> _Your task_
Set down the lines from the one containing "Rebuild this diagram" to the one containing "The picture is", both lines included, exactly as they stand and with no other lines.

> _Data for the task_
--- BEGIN ---

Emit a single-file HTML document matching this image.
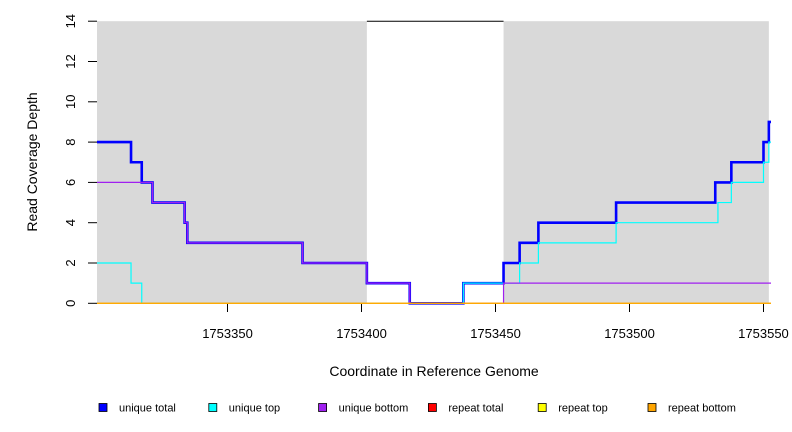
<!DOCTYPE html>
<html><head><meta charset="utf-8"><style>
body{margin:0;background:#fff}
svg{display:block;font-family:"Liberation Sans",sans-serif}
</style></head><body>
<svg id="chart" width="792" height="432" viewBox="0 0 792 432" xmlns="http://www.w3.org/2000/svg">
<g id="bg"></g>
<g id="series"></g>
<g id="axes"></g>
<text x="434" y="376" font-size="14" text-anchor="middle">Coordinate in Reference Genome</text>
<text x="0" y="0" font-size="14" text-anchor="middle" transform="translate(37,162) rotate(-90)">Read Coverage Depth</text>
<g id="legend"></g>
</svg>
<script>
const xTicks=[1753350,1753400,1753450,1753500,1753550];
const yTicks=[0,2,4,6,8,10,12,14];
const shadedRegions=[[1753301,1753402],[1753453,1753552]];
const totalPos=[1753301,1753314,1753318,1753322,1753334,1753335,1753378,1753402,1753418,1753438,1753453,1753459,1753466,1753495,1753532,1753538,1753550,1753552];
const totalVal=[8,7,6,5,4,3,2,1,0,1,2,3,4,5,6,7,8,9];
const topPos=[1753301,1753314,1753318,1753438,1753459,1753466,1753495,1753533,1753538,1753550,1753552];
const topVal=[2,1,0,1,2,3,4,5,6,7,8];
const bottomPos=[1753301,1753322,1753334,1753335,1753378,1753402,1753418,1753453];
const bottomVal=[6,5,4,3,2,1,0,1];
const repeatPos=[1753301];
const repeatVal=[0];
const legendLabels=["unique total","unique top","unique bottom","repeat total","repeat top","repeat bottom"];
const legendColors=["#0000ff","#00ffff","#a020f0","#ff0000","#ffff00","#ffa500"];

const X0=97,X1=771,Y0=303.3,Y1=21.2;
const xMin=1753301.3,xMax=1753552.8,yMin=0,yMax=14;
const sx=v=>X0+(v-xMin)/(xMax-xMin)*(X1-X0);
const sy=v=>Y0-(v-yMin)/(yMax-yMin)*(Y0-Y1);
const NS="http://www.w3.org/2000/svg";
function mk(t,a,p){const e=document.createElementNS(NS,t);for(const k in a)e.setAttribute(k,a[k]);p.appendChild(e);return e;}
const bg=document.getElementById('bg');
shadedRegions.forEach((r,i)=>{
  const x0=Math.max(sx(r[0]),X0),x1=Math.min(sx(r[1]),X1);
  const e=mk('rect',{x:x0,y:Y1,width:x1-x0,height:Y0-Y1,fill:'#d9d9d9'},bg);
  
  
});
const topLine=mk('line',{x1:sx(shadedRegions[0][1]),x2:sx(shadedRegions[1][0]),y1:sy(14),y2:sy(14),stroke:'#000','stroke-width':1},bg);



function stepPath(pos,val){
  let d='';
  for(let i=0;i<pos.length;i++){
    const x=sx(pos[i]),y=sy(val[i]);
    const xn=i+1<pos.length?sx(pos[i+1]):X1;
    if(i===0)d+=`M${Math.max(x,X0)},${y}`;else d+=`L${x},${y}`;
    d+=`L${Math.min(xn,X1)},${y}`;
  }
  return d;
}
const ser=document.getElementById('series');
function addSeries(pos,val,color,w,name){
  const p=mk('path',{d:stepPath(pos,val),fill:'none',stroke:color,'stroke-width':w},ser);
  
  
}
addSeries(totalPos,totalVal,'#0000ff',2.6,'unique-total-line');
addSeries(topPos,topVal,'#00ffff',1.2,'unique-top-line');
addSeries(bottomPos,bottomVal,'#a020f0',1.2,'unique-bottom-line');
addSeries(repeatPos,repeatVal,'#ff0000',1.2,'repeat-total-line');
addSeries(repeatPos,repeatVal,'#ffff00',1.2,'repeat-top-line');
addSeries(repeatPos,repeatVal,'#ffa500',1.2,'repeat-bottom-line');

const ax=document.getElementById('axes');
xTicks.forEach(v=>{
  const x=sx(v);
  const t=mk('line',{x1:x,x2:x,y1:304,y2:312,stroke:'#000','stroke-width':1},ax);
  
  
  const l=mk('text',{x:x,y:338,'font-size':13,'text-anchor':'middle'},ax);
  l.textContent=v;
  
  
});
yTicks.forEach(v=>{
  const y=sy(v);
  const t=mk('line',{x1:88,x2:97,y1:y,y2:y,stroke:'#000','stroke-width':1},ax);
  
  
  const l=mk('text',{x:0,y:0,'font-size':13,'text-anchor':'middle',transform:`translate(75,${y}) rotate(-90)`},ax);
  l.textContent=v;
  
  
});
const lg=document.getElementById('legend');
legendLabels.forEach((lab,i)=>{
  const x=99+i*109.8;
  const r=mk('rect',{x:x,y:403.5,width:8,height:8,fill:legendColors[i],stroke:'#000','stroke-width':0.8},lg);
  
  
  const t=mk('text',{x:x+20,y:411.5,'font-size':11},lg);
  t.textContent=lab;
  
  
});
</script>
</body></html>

--- END ---
--- BEGIN ---

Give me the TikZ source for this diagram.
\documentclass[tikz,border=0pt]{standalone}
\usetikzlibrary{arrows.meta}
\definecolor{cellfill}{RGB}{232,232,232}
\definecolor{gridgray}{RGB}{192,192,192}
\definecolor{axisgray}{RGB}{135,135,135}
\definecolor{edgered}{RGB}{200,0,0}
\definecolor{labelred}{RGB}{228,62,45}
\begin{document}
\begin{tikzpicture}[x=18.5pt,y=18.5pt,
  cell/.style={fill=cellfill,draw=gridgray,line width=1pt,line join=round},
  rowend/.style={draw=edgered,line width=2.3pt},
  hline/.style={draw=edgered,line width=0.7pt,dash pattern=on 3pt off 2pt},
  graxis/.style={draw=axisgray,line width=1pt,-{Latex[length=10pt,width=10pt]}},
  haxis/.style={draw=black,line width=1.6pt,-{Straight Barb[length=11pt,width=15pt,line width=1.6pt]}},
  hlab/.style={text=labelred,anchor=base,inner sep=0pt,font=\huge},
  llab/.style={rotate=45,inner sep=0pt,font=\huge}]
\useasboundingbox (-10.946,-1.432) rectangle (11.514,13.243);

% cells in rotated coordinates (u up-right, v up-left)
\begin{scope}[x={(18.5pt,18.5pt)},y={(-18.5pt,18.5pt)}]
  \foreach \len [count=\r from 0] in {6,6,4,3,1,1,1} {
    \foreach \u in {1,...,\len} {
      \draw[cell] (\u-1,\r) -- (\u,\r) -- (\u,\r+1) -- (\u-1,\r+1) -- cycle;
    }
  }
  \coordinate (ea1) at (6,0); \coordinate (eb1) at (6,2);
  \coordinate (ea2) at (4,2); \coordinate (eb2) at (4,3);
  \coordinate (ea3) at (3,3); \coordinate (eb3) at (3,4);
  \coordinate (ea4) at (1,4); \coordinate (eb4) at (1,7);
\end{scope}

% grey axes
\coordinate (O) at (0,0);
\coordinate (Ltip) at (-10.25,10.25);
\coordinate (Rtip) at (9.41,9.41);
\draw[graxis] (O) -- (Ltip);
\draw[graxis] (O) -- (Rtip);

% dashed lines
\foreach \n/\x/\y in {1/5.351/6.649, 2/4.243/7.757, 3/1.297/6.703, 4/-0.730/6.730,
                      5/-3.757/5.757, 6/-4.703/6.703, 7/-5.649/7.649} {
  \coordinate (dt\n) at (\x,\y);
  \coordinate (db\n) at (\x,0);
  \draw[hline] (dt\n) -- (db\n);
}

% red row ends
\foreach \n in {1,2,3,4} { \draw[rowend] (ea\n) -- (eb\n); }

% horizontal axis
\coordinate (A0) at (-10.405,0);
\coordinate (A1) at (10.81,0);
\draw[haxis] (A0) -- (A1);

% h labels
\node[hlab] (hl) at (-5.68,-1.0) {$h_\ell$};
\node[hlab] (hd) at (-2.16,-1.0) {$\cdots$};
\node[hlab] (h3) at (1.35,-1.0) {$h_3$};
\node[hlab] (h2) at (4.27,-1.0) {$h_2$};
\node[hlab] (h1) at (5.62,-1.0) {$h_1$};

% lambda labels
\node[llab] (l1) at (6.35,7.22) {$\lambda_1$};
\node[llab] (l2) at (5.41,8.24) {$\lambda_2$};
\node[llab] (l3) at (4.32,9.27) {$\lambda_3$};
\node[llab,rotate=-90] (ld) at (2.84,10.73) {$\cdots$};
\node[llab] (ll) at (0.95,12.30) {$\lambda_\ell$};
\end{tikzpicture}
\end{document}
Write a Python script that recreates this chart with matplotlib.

--- END ---
--- BEGIN ---

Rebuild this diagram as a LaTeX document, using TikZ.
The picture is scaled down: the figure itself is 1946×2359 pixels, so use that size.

--- END ---

> _Exercise solution_
Rebuild this diagram as a LaTeX document, using TikZ.
The picture is scaled down: the figure itself is 1946×2359 pixels, so use that size.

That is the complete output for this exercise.